Já Matilda, a garota de 8 anos que mudou este ano da escola particular para a escola pública, disse dramaticamente à mãe, ao voltar do seu primeiro dia de aula na 3ª série de uma escola municipal de São Paulo: "Eu nunca vou perdoar você por ter me tirado da minha escola." Os pais dela não tinham mais como pagar as mensalidades escolares.
Os problemas de Matilda não são obviamente os mesmos do menino Sérgio de "O Ateneu". Ela não encontrou nem a mão de ferro de um medonho diretor Aristarco nem a obscura rigidez de um professor Mânlio.
Entre as queixas de Matilda, estavam as condições daquela "escola de pobre", a merenda de gosto ruim, a solidão no pátio de uma escola em que, como as classes não têm menos de 40 alunos, a criança se ressente de falta de atenção.
Mas tomado no contexto geral, o problema de Matilda é idêntico ao de Sérgio: uma crise de descrédito escolar. "Período sereno da minha vida moral", confessa Raul Pompéia no seu genial "O Ateneu", "capítulo a escrever sobre uma banqueta de altar (..), inolvidáveis tréguas de íntimo sossego em toda a minha juventude, eis em que se tornou a minha amarga descida ao fundo descrédito escolar."
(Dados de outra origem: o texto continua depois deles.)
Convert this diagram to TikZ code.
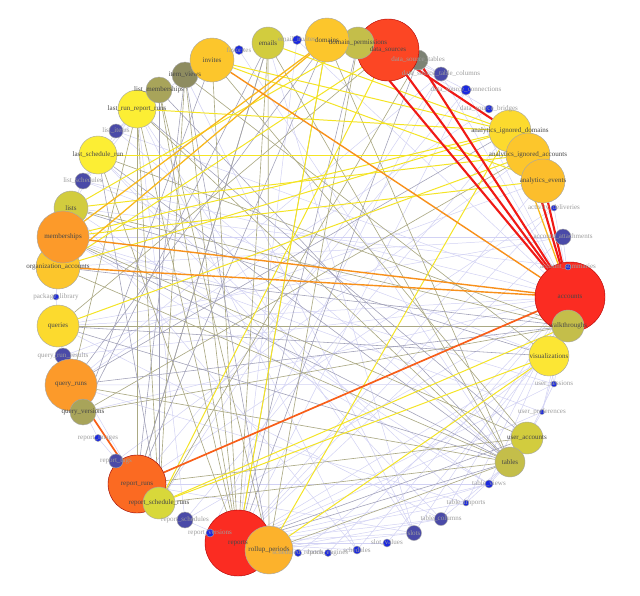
\documentclass[tikz,border=0pt]{standalone}
\usepackage{fontspec}
\setmainfont{Liberation Serif}
\usepackage{tikz}
\usetikzlibrary{backgrounds}

% node colours
\definecolor{cRed}{HTML}{FB2C22}
\definecolor{cRedO}{HTML}{FC4624}
\definecolor{cOrgR}{HTML}{FB6A22}
\definecolor{cOrg}{HTML}{FC9A2A}
\definecolor{cOrgL}{HTML}{FCB22C}
\definecolor{cGold}{HTML}{FCC62C}
\definecolor{cGoldD}{HTML}{FCBE2C}
\definecolor{cYel}{HTML}{FCDA2E}
\definecolor{cYelL}{HTML}{FCE634}
\definecolor{cYelB}{HTML}{FCEE34}
\definecolor{cYelO}{HTML}{D8D83A}
\definecolor{cOlvY}{HTML}{D2CC3E}
\definecolor{cOlv}{HTML}{C4BE4A}
\definecolor{cOlvD}{HTML}{A8A45A}
\definecolor{cOlvG}{HTML}{8E8C60}
\definecolor{cGray}{HTML}{7C8274}
\definecolor{cDBlue}{HTML}{4A4AA8}
\definecolor{cBlue}{HTML}{1A28E0}
% edge colours
\definecolor{eLav}{HTML}{D2D2F4}
\definecolor{eOlv}{HTML}{ABA984}
\definecolor{eSlate}{HTML}{A0A0B8}
\definecolor{eYel}{HTML}{F4E424}
\definecolor{eGold}{HTML}{F8B81C}
\definecolor{eOrg}{HTML}{F8901A}
\definecolor{eRedO}{HTML}{F85E18}
\definecolor{eRed}{HTML}{F01A16}

\begin{document}
\begin{tikzpicture}[x=0.025cm, y=-0.025cm,
  nd/.style={circle, draw=black!35, line width=0.3pt, inner sep=0pt},
  rad/.style={minimum size=#1*0.05cm},
  lbl/.style={font=\fontsize{5}{6}\selectfont, text=black!72, inner sep=0pt},
  slbl/.style={lbl, text=black!38},
  le/.style={draw=eLav, line width=0.35pt},
  ge/.style={draw=eOlv, line width=0.45pt},
  se/.style={draw=eSlate, line width=0.4pt},
  ye/.style={draw=eYel, line width=0.7pt},
  oe/.style={draw=eOrg, line width=1pt},
  gde/.style={draw=eGold, line width=0.9pt},
  roe/.style={draw=eRedO, line width=1.2pt},
  re/.style={draw=eRed, line width=1.5pt}]
\useasboundingbox (0,0) rectangle (640,595);

% nodes, clockwise from the top
\node[nd, rad=16, fill=cOlvY] (emails) at (268,43) {};
\node[nd, rad=4.5, fill=cBlue] (emlinv) at (297,40) {};
\node[nd, rad=4.5, fill=cBlue] (fav) at (239,50) {};
\node[nd, rad=10, fill=cGray] (dstab) at (418,60) {};
\node[nd, rad=31, fill=cRedO, draw=red!70!black] (dsrc) at (388,50) {};
\node[nd, rad=16, fill=cOlv] (dperm) at (358,43) {};
\node[nd, rad=22, fill=cGold] (domains) at (327,40) {};
\node[nd, rad=7, fill=cDBlue] (dscol) at (441,74) {};
\node[nd, rad=5, fill=cBlue] (dscon) at (466,90) {};
\node[nd, rad=4, fill=cBlue] (dsbri) at (489,109) {};
\node[nd, rad=21, fill=cYel] (aid) at (510,131) {};
\node[nd, rad=22, fill=cGold] (aia) at (528,155) {};
\node[nd, rad=22, fill=cGoldD] (aev) at (543,181) {};
\node[nd, rad=3, fill=cBlue] (adel) at (554,208) {};
\node[nd, rad=8, fill=cDBlue] (aatt) at (563,237) {};
\node[nd, rad=35, fill=cRed, draw=red!70!black] (accounts) at (570,297) {};
\node[nd, rad=3, fill=cBlue] (asm) at (568,267) {};
\node[nd, rad=20, fill=cYelL] (vis) at (549,356) {};
\node[nd, rad=16, fill=cOlv] (walk) at (568,326) {};
\node[nd, rad=3, fill=cBlue] (usess) at (554,384) {};
\node[nd, rad=2.5, fill=cBlue] (upref) at (542,412) {};
\node[nd, rad=16, fill=cOlvY] (uacc) at (527,438) {};
\node[nd, rad=15, fill=cOlv] (tables) at (510,462) {};
\node[nd, rad=4, fill=cBlue] (tview) at (489,484) {};
\node[nd, rad=3, fill=cBlue] (timp) at (466,503) {};
\node[nd, rad=6.5, fill=cDBlue] (tcol) at (441,519) {};
\node[nd, rad=7.5, fill=cDBlue] (slots) at (414,533) {};
\node[nd, rad=4, fill=cBlue] (slotv) at (387,543) {};
\node[nd, rad=4, fill=cBlue] (sched) at (357,550) {};
\node[nd, rad=3.5, fill=cBlue] (batch) at (328,553) {};
\node[nd, rad=3.5, fill=cBlue] (schrep) at (298,553) {};
\node[nd, rad=33, fill=cRed, draw=red!70!black] (reports) at (238,543) {};
\node[nd, rad=24, fill=cOrgL] (rollup) at (269,550) {};
\node[nd, rad=4, fill=cBlue] (rver) at (210,533) {};
\node[nd, rad=8, fill=cDBlue] (rsch) at (185,520) {};
\node[nd, rad=29, fill=cOrgR, draw=red!60!black] (rruns) at (137,484) {};
\node[nd, rad=16, fill=cYelO] (rsr) at (159,503) {};
\node[nd, rad=7, fill=cDBlue] (rtag) at (116,461) {};
\node[nd, rad=3.5, fill=cBlue] (rimg) at (98,438) {};
\node[nd, rad=8, fill=cDBlue] (qrr) at (63,356) {};
\node[nd, rad=26, fill=cOrg] (qruns) at (71,385) {};
\node[nd, rad=13, fill=cOlvD] (qver) at (83,412) {};
\node[nd, rad=21, fill=cYel] (queries) at (58,326) {};
\node[nd, rad=3, fill=cBlue] (pkg) at (56,297) {};
\node[nd, rad=22, fill=cGold] (orgacc) at (58,267) {};
\node[nd, rad=17, fill=cOlvY] (lists) at (71,208) {};
\node[nd, rad=26, fill=cOrg] (memb) at (63,237) {};
\node[nd, rad=8, fill=cDBlue] (lsch) at (83,181) {};
\node[nd, rad=19, fill=cYelB] (lsr) at (98,155) {};
\node[nd, rad=7, fill=cDBlue] (litm) at (116,131) {};
\node[nd, rad=19, fill=cYelB] (lrr) at (137,109) {};
\node[nd, rad=13, fill=cOlvD] (lmem) at (159,90) {};
\node[nd, rad=13, fill=cOlvG] (iview) at (185,75) {};
\node[nd, rad=22, fill=cGold] (invites) at (212,60) {};

% labels on top of all circles
\foreach \n/\t in {emails/emails, domains/domains, dperm/domain\_permissions,
  dsrc/data\_sources, aid/analytics\_ignored\_domains,
  aia/analytics\_ignored\_accounts, aev/analytics\_events, accounts/accounts,
  walk/walkthroughs, vis/visualizations, uacc/user\_accounts, tables/tables,
  rollup/rollup\_periods, reports/reports, rsr/report\_schedule\_runs,
  rruns/report\_runs, qver/query\_versions, qruns/query\_runs, queries/queries,
  orgacc/organization\_accounts, memb/memberships, lists/lists,
  lsr/last\_schedule\_run, lrr/last\_run\_report\_runs, lmem/list\_memberships,
  iview/item\_views, invites/invites}
  \node[lbl] (\n-t) at (\n) {\t};
\foreach \n/\t in {emlinv/email\_invites, fav/favorites, dstab/data\_source\_tables,
  dscol/data\_source\_table\_columns, dscon/data\_source\_connections,
  dsbri/data\_source\_bridges, adel/activity\_deliveries,
  aatt/account\_attachments, asm/account\_summaries, usess/user\_sessions,
  upref/user\_preferences, tview/table\_views, timp/table\_imports,
  tcol/table\_columns, slots/slots, slotv/slot\_values, sched/schedules,
  batch/batch\_engines, schrep/scheduled\_reports, rver/report\_versions,
  rsch/report\_schedules, rtag/report\_tags, rimg/report\_images,
  qrr/query\_run\_results, pkg/package\_library, lsch/list\_schedules,
  litm/list\_items}
  \node[slbl] (\n-t) at (\n) {\t};

\begin{pgfonlayer}{background}
\fill[white] (0,0) rectangle (640,595);
% faint links
\foreach \a/\b in {accounts/slots, accounts/tcol, accounts/tview, accounts/sched,
  accounts/usess, accounts/upref, accounts/aatt, accounts/adel, accounts/asm,
  accounts/dscon, accounts/dscol, accounts/rsch, accounts/qrr, accounts/lsch,
  accounts/litm, accounts/emlinv, accounts/batch, accounts/timp,
  reports/slots, reports/tcol, reports/slotv, reports/sched, reports/batch,
  reports/rver, reports/rsch, reports/tview, reports/timp, reports/usess,
  reports/upref, reports/aatt, reports/adel, rollup/slots, rollup/tcol,
  rollup/schrep, rollup/tview, rruns/rtag, rruns/rimg, rruns/qrr, rruns/tview,
  rruns/slots, rruns/dscon, qruns/qrr, qruns/rimg, qruns/dscol, qruns/usess,
  qruns/timp, queries/qrr, queries/pkg, queries/tcol, lrr/litm, lrr/lsch,
  lsr/lsch, lists/lsch, lists/litm, memb/pkg, orgacc/pkg, dsrc/dscol,
  dsrc/dscon, dsrc/dsbri, dstab/dscol, tables/tcol, tables/tview,
  tables/timp, uacc/upref, uacc/usess, vis/usess, walk/upref, invites/fav,
  emails/emlinv, domains/emlinv, iview/litm, lmem/lsch, slots/lrr,
  slots/iview, tview/memb, sched/lists, aatt/orgacc, aatt/memb, upref/memb,
  schrep/vis, slotv/walk, rver/dscol, rsch/lrr, accounts/queries,
  accounts/qver, reports/aev, reports/vis, tcol/lsr, sched/lrr, tview/lists,
  rsch/aid, rtag/aia, qrr/aev, lsch/vis, litm/tables, dscol/rsr, dscon/reports,
  dsbri/qruns, adel/rruns, aatt/queries, asm/lists, usess/memb, timp/lsr,
  slots/emails, fav/tables, emlinv/reports}
  \draw[le] (\a) -- (\b);
% grey links
\foreach \a/\b in {reports/emails, reports/invites, reports/lrr, reports/domains,
  reports/iview, reports/lmem, reports/lsr, rollup/emails, rollup/dperm,
  rollup/tables, rruns/lrr, rruns/emails, rruns/uacc, rsr/lrr, rsr/iview,
  rsr/tables, qruns/lrr, qruns/tables, queries/walk, orgacc/tables,
  memb/uacc, lists/walk, lrr/tables, lsr/walk, iview/vis, emails/tables,
  invites/uacc, domains/tables, dstab/rsr, qver/walk, aia/qver,
  dsrc/queries, lmem/rollup}
  \draw[ge] (\a) -- (\b);
\foreach \a/\b in {reports/dperm, reports/tables, reports/uacc, rollup/iview,
  rruns/domains, rruns/iview, rsr/lsr, rsr/lmem, qruns/walk, queries/tables,
  queries/vis, orgacc/walk, memb/tables, lists/vis, lsr/tables, lmem/tables,
  emails/qver, invites/qver, dstab/reports, aid/qruns, domains/qruns,
  emails/rruns, lrr/uacc}
  \draw[se] (\a) -- (\b);
% yellow links
\foreach \a/\b in {aid/memb, aid/orgacc, aia/lists, aia/lsr, aev/memb,
  aid/invites, emails/aid, vis/rsr, walk/rsr, vis/rollup, aid/rollup,
  dsrc/rsr, domains/reports, invites/aev, dsrc/orgacc, lrr/aid, dperm/lists,
  aia/queries}
  \draw[ye] (\a) -- (\b);
% strong links
\foreach \a/\b in {memb/domains, domains/orgacc, aid/accounts}
  \draw[gde] (\a) -- (\b);
\foreach \a/\b in {invites/accounts, orgacc/accounts, memb/accounts}
  \draw[oe] (\a) -- (\b);
\foreach \a/\b in {rruns/accounts, qruns/rruns}
  \draw[roe] (\a) -- (\b);
\foreach \a/\b in {dperm/accounts, dsrc/accounts, dstab/accounts, dsrc/aid,
  aev/accounts, aia/accounts}
  \draw[re] (\a) -- (\b);
\end{pgfonlayer}
\end{tikzpicture}
\end{document}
Depois ela reclamou do arroz-doce e da canjica da merenda. Sobretudo recusa-se a viver o que já via antes acontecer com seu primo que frequenta a mesma escola. Todo fim do mês, nas escolas municipais de São Paulo, cada criança que tiver bom índice de comparecimento às aulas recebe uma lata de leite em pó como prêmio.
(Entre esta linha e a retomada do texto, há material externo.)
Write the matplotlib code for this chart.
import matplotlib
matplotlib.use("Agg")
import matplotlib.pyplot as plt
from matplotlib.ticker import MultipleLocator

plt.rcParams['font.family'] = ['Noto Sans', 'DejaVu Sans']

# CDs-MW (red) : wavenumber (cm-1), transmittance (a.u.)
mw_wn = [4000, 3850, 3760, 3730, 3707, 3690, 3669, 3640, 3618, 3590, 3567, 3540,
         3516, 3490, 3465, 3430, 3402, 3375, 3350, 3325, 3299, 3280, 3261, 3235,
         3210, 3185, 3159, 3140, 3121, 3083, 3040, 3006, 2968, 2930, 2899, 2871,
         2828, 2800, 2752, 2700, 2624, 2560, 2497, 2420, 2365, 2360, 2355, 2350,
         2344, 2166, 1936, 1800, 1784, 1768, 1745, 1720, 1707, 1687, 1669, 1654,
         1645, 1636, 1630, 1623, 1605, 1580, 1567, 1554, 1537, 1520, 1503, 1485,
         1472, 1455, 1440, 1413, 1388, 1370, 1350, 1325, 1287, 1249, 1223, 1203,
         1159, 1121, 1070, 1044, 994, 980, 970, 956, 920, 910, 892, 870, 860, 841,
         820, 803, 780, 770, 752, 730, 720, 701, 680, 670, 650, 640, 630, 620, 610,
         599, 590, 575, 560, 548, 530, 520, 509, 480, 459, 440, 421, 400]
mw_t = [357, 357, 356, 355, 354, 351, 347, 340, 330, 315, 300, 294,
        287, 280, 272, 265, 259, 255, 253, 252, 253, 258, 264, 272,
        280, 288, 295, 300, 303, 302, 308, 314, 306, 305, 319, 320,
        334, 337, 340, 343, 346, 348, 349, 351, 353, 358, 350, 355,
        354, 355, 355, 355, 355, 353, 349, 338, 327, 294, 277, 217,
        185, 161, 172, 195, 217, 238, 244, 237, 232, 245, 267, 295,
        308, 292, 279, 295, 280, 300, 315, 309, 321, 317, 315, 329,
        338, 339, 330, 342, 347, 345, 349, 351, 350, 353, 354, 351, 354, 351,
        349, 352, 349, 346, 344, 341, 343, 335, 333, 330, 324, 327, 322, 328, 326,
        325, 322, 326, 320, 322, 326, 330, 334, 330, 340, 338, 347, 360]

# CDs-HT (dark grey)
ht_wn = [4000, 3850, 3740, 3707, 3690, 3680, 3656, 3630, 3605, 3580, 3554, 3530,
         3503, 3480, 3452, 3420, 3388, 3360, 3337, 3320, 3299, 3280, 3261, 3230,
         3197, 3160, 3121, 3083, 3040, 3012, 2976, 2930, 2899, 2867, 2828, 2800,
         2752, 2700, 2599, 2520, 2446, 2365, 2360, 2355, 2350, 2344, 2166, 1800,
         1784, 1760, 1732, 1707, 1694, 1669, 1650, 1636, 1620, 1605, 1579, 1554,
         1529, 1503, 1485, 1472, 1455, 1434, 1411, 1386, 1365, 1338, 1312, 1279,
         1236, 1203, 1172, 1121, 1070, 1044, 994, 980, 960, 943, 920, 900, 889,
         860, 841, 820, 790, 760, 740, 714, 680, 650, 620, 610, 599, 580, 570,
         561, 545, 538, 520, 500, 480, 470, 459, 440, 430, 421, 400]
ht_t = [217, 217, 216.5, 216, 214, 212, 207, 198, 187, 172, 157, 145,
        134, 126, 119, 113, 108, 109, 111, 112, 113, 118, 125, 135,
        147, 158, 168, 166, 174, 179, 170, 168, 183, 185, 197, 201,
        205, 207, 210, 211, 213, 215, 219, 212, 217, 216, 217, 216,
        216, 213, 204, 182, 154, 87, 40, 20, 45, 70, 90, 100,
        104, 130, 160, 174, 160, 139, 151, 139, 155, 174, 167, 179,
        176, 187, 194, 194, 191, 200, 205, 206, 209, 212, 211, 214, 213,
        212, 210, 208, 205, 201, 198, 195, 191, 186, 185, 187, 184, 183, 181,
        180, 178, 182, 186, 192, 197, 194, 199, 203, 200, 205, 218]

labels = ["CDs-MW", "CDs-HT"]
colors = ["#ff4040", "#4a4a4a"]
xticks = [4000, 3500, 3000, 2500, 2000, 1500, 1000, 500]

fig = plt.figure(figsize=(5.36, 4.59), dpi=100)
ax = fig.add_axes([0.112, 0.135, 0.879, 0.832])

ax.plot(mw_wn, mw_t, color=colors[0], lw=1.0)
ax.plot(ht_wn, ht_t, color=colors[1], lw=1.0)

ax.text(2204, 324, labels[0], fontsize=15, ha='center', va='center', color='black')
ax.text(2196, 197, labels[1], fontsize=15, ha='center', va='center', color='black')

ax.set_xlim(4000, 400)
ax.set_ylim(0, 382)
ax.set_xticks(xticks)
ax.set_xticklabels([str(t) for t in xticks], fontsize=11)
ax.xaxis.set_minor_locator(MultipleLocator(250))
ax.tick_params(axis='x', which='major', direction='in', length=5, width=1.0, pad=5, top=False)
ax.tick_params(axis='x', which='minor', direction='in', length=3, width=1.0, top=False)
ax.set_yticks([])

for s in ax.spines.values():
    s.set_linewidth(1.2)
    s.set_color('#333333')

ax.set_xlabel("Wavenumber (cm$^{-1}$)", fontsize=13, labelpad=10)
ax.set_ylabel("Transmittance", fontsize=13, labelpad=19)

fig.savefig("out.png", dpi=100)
São as pedagogias erradas. Arroz-doce, canjica e leite em pó não são exatamente clássicos da preferência infantil. Matilda disse, com razão, que vai jogar fora a lata de leite -presente para os pais, na verdade, e não para a criança.
As queixas de Matilda podem ser vistas como caprichos de criança mimada. Mas não são. São reclamações legítimas. Para enxergá-las, bastaria aos educadores "assumir", como já disse Paulo Freire, a "ingenuidade dos educandos", para poder, com eles, superá-la -e não impor autoritariamente a compreensão adulta.
Matilda é nome fictício para a criança real que vive esse fato real. Foi inspirado no filme "Matilda", que está em cartaz nos cinemas de São Paulo. Com direção de Danny De Vito, o filme conta a história de uma menina que desenvolve superpoderes para enfrentar a vida com os pais cruéis e a tirania perversa da diretora da escola.